Benedict next asks: “What is the creation account saying here?” It says that light “makes encounter possible.” If we cannot see, we cannot meet except by chance. It makes “communication possible. It makes knowledge possible, it makes freedom and progress possible.” Light and intelligence illuminate each other. Unless things are luminous, we cannot see them. If we cannot see them, we cannot know them. To see is directed to know.
Light, as Plato also saw, is an “expression of the good that both is and creates brightness.” “Evil hides.” “To say that God created light means that God created the world as a space for knowledge and truth, as a space for encounter and freedom.” The world is a place where knowledge and truth can be mutually known. When we know the truth, when we see things, we want to meet others, to tell them of what we saw and know. We are to make truth known to one another.
Matter is not evil. We are not Manicheans with a god of good and a god of evil. Evil does not come “from God-made things.” Where does it come from then? “It comes into existence only through denial. It is a ‘no.’” Evil arises from a free act that denies what should be there. This is what happens in the space of the cosmos, this drama of affirming or denying what is.
Easter bathes us in pure light. This light comes to us in baptism. “Through the sacrament of baptism and the profession of faith, the Lord has built a bridge across to us, through which the new day reaches us.” Benedict combines the notion of the waters of baptism and a bridge from God to us. The early Church even called baptism “illumination.”
Why would baptism be called “illumination?” To use another image, “darkness poses a real threat to mankind.” Man can ‘see and investigate tangible material things.” What he cannot do, however, is to “see where the world is going or whence it comes.” Nor can we see “where our own life is going.
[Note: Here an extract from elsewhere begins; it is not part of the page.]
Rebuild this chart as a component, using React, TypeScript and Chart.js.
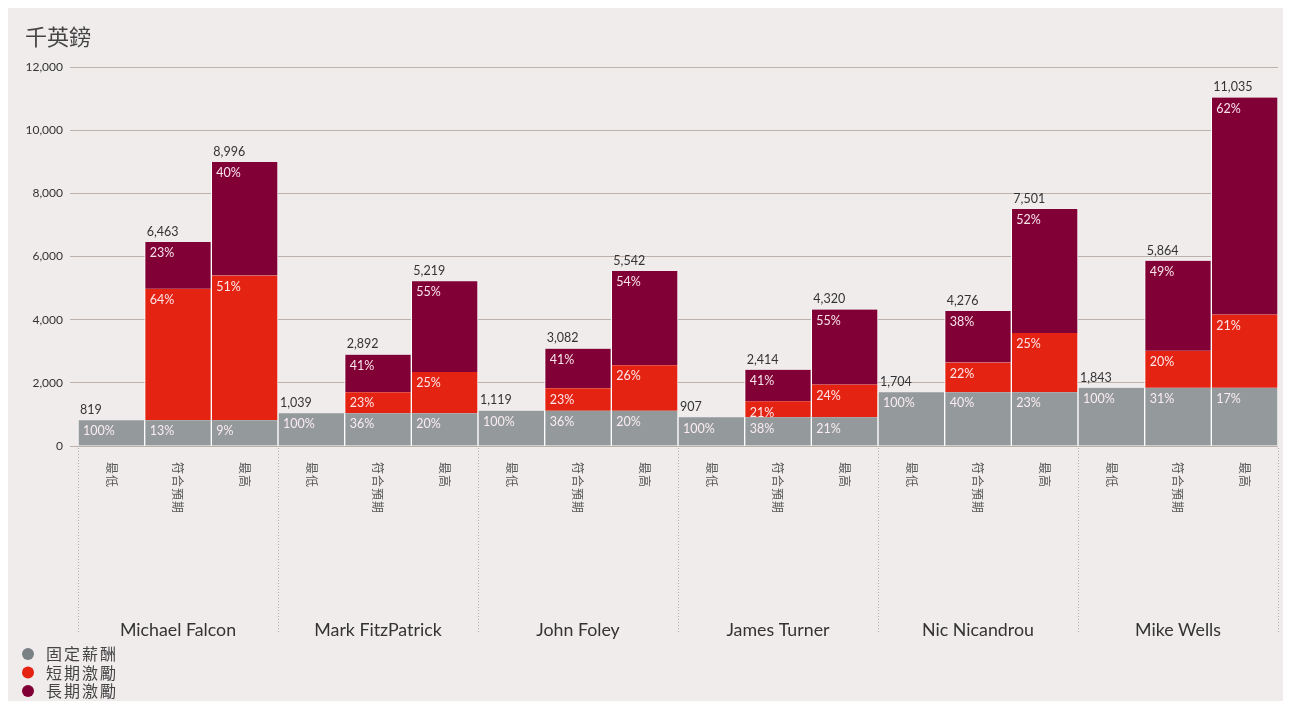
import React, { useEffect, useRef } from "react";
import { Chart, registerables } from "chart.js";
Chart.register(...registerables);

const unitTitle = "千英鎊";
const people = ["Michael Falcon", "Mark FitzPatrick", "John Foley", "James Turner", "Nic Nicandrou", "Mike Wells"];
const scenarios = ["最低", "符合預期", "最高"];
const seriesNames = ["固定薪酬", "短期激勵", "長期激勵"];
const seriesColors = ["#949a9c", "#e42313", "#810036"];
const legendDotColors = ["#798184", "#e42313", "#810036"];

const fixedPay = [819, 819, 819, 1039, 1039, 1039, 1119, 1119, 1119, 907, 907, 907, 1704, 1704, 1704, 1843, 1843, 1843];
const shortTerm = [0, 4158, 4579, 0, 665, 1305, 0, 709, 1441, 0, 507, 1037, 0, 941, 1875, 0, 1173, 2317];
const longTerm = [0, 1486, 3598, 0, 1188, 2875, 0, 1254, 2982, 0, 1000, 2376, 0, 1631, 3922, 0, 2848, 6875];

const totalLabels = ["819", "6,463", "8,996", "1,039", "2,892", "5,219", "1,119", "3,082", "5,542", "907", "2,414", "4,320", "1,704", "4,276", "7,501", "1,843", "5,864", "11,035"];
const fixedPct = ["100%", "13%", "9%", "100%", "36%", "20%", "100%", "36%", "20%", "100%", "38%", "21%", "100%", "40%", "23%", "100%", "31%", "17%"];
const shortPct = ["", "64%", "51%", "", "23%", "25%", "", "23%", "26%", "", "21%", "24%", "", "22%", "25%", "", "20%", "21%"];
const longPct = ["", "23%", "40%", "", "41%", "55%", "", "41%", "54%", "", "41%", "55%", "", "38%", "52%", "", "49%", "62%"];

const LATIN = "Lato, 'Noto Sans CJK TC', sans-serif";
const CJK = "'Noto Sans CJK TC', 'Noto Sans', sans-serif";

export default function App() {
  const ref = useRef<HTMLCanvasElement | null>(null);
  useEffect(() => {
    if (!ref.current) return;
    const labels: string[] = [];
    people.forEach((p) => scenarios.forEach((s) => labels.push(p + "|" + s)));
    const pctLists = [fixedPct, shortPct, longPct];

    const overlay = {
      id: "overlay",
      afterDatasetsDraw(chart: any) {
        const ctx = chart.ctx as CanvasRenderingContext2D;
        const area = chart.chartArea;
        const xs = chart.scales.x;
        ctx.save();
        // percentage labels
        ctx.font = "12.5px " + LATIN;
        ctx.textAlign = "left";
        ctx.textBaseline = "top";
        ctx.fillStyle = "rgba(255,240,244,0.95)";
        for (let d = 0; d < 3; d++) {
          const meta = chart.getDatasetMeta(d);
          meta.data.forEach((el: any, j: number) => {
            const txt = pctLists[d][j];
            if (!txt) return;
            ctx.fillText(txt, el.x - el.width / 2 + 5, el.y + 5);
          });
        }
        // totals
        ctx.font = "12.5px " + LATIN;
        ctx.fillStyle = "#333333";
        ctx.textBaseline = "bottom";
        for (let j = 0; j < labels.length; j++) {
          let topY = Infinity;
          let left = 0;
          for (let d = 0; d < 3; d++) {
            const el: any = chart.getDatasetMeta(d).data[j];
            const v = chart.data.datasets[d].data[j];
            if (v > 0 && el.y < topY) {
              topY = el.y;
              left = el.x - el.width / 2;
            }
          }
          ctx.fillText(totalLabels[j], left + 2, topY - 4);
        }
        // dotted separators
        const catW = (area.right - area.left) / labels.length;
        ctx.strokeStyle = "#b3aba8";
        ctx.lineWidth = 1;
        ctx.setLineDash([1, 2]);
        for (let k = 0; k <= people.length; k++) {
          const x = Math.round(area.left + k * 3 * catW) + 0.5;
          ctx.beginPath();
          ctx.moveTo(x, area.bottom + 2);
          ctx.lineTo(x, 624);
          ctx.stroke();
        }
        ctx.setLineDash([]);
        // rotated scenario labels
        ctx.fillStyle = "#555555";
        ctx.font = "12px " + CJK;
        (ctx as any).letterSpacing = "1px";
        ctx.textAlign = "left";
        ctx.textBaseline = "middle";
        for (let j = 0; j < labels.length; j++) {
          const x = xs.getPixelForValue(j);
          ctx.save();
          ctx.translate(x, area.bottom + 16);
          ctx.rotate(Math.PI / 2);
          ctx.fillText(scenarios[j % 3], 0, 0);
          ctx.restore();
        }
        (ctx as any).letterSpacing = "0px";
        // group names
        ctx.fillStyle = "#333333";
        ctx.font = "17.8px " + LATIN;
        ctx.textAlign = "center";
        ctx.textBaseline = "middle";
        people.forEach((p, k) => {
          const x = area.left + (k * 3 + 1.5) * catW;
          ctx.fillText(p, x, 622);
        });
        // title
        ctx.fillStyle = "#444444";
        ctx.font = "22px " + CJK;
        ctx.textAlign = "left";
        ctx.fillText(unitTitle, 17, 29);
        // legend
        ctx.font = "16px " + CJK;
        (ctx as any).letterSpacing = "2px";
        seriesNames.forEach((n, i) => {
          const y = 646 + i * 18.5;
          ctx.fillStyle = legendDotColors[i];
          ctx.beginPath();
          ctx.arc(20, y, 6, 0, Math.PI * 2);
          ctx.fill();
          ctx.fillStyle = "#444444";
          ctx.fillText(n, 38, y);
        });
        (ctx as any).letterSpacing = "0px";
        ctx.restore();
      },
    };

    const border = { left: 1, right: 1, top: 0, bottom: 0 };
    const chart = new Chart(ref.current, {
      type: "bar",
      data: {
        labels,
        datasets: [
          { label: seriesNames[0], data: fixedPay, backgroundColor: seriesColors[0], borderColor: "#ffffff", borderWidth: border, borderSkipped: false },
          { label: seriesNames[1], data: shortTerm, backgroundColor: seriesColors[1], borderColor: "#ffffff", borderWidth: border, borderSkipped: false },
          { label: seriesNames[2], data: longTerm, backgroundColor: seriesColors[2], borderColor: "#ffffff", borderWidth: border, borderSkipped: false },
        ] as any,
      },
      options: {
        responsive: false,
        animation: false,
        maintainAspectRatio: false,
        layout: { padding: { left: 0, right: 5, top: 59, bottom: 255 } },
        datasets: { bar: { barPercentage: 1, categoryPercentage: 1 } } as any,
        plugins: { legend: { display: false }, tooltip: { enabled: false }, title: { display: false } },
        scales: {
          x: {
            stacked: true,
            grid: { display: false },
            border: { display: false },
            ticks: { display: false },
            afterFit: (s: any) => {
              s.height = 0;
            },
          },
          y: {
            stacked: true,
            min: 0,
            max: 12000,
            border: { display: false },
            grid: { color: "#bdb1ab", tickLength: 8, drawTicks: true, lineWidth: 1 },
            ticks: {
              stepSize: 2000,
              padding: 7,
              color: "#333333",
              font: { family: LATIN, size: 12 },
              callback: (v: any) => Number(v).toLocaleString("en-US"),
            },
            afterFit: (s: any) => {
              s.width = 70;
            },
          },
        },
      },
      plugins: [overlay],
    });
    return () => chart.destroy();
  }, []);

  return (
    <div style={{ width: 1275, height: 693, background: "#f0ecec", position: "relative" }}>
      <canvas ref={ref} width={1275} height={693} style={{ display: "block" }} />
    </div>
  );
}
We often cannot or will not see “what is good and what is evil.”
This darkness is “the real threat to our existence and to the world in general.” “If God and moral values, the difference between good and evil, remain in darkness, then all other ‘lights’, that put incredible technical feats within our own reach, are not only progress but also dangers that put us and the world at risk.”
We can light up our cities in such a way that the stars disappear from view. “With regard to material things, our knowledge and our technical accomplishments are legion, but what reaches beyond, the things of God and the question of good, we can no longer identify. The light of faith is offered to us to see the order of things that most concern us.
“God created the world as a space for knowledge and truth.” “God has taken mankind up into God Himself.” “Creation exists to open a space for response to God’s great glory.’
Benedict has a genius that takes him to the heart of what we would know. To put our lives and world in order, we need to know what we are, why we exist. Our end transcends even our nature. We are taken up into God Himself. We can say “no” to this gift in the space where the drama of our existence is worked out. This is the other side of our freedom. Its positive side is that we can also say “yes.” What is not possible is that God Himself says our “yes” or “no” for us. All that is possible is for God to show us the light and to give us, in the Passion, an example of what our “no” means.